MATERIAL -
»»
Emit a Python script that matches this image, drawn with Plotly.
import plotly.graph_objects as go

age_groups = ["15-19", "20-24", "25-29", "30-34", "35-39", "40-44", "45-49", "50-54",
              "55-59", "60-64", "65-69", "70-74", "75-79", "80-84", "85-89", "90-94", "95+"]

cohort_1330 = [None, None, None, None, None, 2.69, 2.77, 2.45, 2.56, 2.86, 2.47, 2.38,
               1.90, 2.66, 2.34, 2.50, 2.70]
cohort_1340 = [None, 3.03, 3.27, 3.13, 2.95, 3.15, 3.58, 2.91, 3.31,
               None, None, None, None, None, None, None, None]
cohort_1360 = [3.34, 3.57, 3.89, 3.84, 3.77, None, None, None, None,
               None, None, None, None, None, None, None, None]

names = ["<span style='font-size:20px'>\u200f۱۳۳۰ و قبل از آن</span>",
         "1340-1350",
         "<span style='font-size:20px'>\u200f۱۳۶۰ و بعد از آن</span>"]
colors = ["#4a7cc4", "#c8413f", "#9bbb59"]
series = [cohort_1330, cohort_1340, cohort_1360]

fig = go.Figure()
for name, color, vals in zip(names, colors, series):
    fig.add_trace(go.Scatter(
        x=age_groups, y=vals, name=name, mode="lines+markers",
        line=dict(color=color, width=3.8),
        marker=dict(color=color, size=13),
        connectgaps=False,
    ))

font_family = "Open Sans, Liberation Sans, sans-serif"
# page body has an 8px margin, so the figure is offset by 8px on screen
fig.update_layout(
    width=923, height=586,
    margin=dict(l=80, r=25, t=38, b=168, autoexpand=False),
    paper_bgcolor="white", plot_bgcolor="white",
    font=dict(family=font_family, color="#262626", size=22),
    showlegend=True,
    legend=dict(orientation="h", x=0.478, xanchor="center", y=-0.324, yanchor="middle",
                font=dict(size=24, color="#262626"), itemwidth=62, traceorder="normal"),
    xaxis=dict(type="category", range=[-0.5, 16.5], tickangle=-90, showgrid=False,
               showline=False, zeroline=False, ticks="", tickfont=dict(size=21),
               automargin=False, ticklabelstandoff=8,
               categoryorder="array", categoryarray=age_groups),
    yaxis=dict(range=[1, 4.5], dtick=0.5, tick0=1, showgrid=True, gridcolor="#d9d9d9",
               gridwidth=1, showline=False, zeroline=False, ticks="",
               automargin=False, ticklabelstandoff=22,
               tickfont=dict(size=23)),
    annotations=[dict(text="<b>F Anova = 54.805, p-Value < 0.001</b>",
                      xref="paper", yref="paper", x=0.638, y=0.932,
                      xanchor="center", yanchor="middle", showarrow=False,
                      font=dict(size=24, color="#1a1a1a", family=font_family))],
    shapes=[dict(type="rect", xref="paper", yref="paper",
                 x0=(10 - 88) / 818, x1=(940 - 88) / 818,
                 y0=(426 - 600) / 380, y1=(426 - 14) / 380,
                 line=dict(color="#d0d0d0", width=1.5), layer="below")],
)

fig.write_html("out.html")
««
Quote the entire listing above exactly.

Emit a Python script that matches this image, drawn with Plotly.
import plotly.graph_objects as go

age_groups = ["15-19", "20-24", "25-29", "30-34", "35-39", "40-44", "45-49", "50-54",
              "55-59", "60-64", "65-69", "70-74", "75-79", "80-84", "85-89", "90-94", "95+"]

cohort_1330 = [None, None, None, None, None, 2.69, 2.77, 2.45, 2.56, 2.86, 2.47, 2.38,
               1.90, 2.66, 2.34, 2.50, 2.70]
cohort_1340 = [None, 3.03, 3.27, 3.13, 2.95, 3.15, 3.58, 2.91, 3.31,
               None, None, None, None, None, None, None, None]
cohort_1360 = [3.34, 3.57, 3.89, 3.84, 3.77, None, None, None, None,
               None, None, None, None, None, None, None, None]

names = ["<span style='font-size:20px'>\u200f۱۳۳۰ و قبل از آن</span>",
         "1340-1350",
         "<span style='font-size:20px'>\u200f۱۳۶۰ و بعد از آن</span>"]
colors = ["#4a7cc4", "#c8413f", "#9bbb59"]
series = [cohort_1330, cohort_1340, cohort_1360]

fig = go.Figure()
for name, color, vals in zip(names, colors, series):
    fig.add_trace(go.Scatter(
        x=age_groups, y=vals, name=name, mode="lines+markers",
        line=dict(color=color, width=3.8),
        marker=dict(color=color, size=13),
        connectgaps=False,
    ))

font_family = "Open Sans, Liberation Sans, sans-serif"
# page body has an 8px margin, so the figure is offset by 8px on screen
fig.update_layout(
    width=923, height=586,
    margin=dict(l=80, r=25, t=38, b=168, autoexpand=False),
    paper_bgcolor="white", plot_bgcolor="white",
    font=dict(family=font_family, color="#262626", size=22),
    showlegend=True,
    legend=dict(orientation="h", x=0.478, xanchor="center", y=-0.324, yanchor="middle",
                font=dict(size=24, color="#262626"), itemwidth=62, traceorder="normal"),
    xaxis=dict(type="category", range=[-0.5, 16.5], tickangle=-90, showgrid=False,
               showline=False, zeroline=False, ticks="", tickfont=dict(size=21),
               automargin=False, ticklabelstandoff=8,
               categoryorder="array", categoryarray=age_groups),
    yaxis=dict(range=[1, 4.5], dtick=0.5, tick0=1, showgrid=True, gridcolor="#d9d9d9",
               gridwidth=1, showline=False, zeroline=False, ticks="",
               automargin=False, ticklabelstandoff=22,
               tickfont=dict(size=23)),
    annotations=[dict(text="<b>F Anova = 54.805, p-Value < 0.001</b>",
                      xref="paper", yref="paper", x=0.638, y=0.932,
                      xanchor="center", yanchor="middle", showarrow=False,
                      font=dict(size=24, color="#1a1a1a", family=font_family))],
    shapes=[dict(type="rect", xref="paper", yref="paper",
                 x0=(10 - 88) / 818, x1=(940 - 88) / 818,
                 y0=(426 - 600) / 380, y1=(426 - 14) / 380,
                 line=dict(color="#d0d0d0", width=1.5), layer="below")],
)

fig.write_html("out.html")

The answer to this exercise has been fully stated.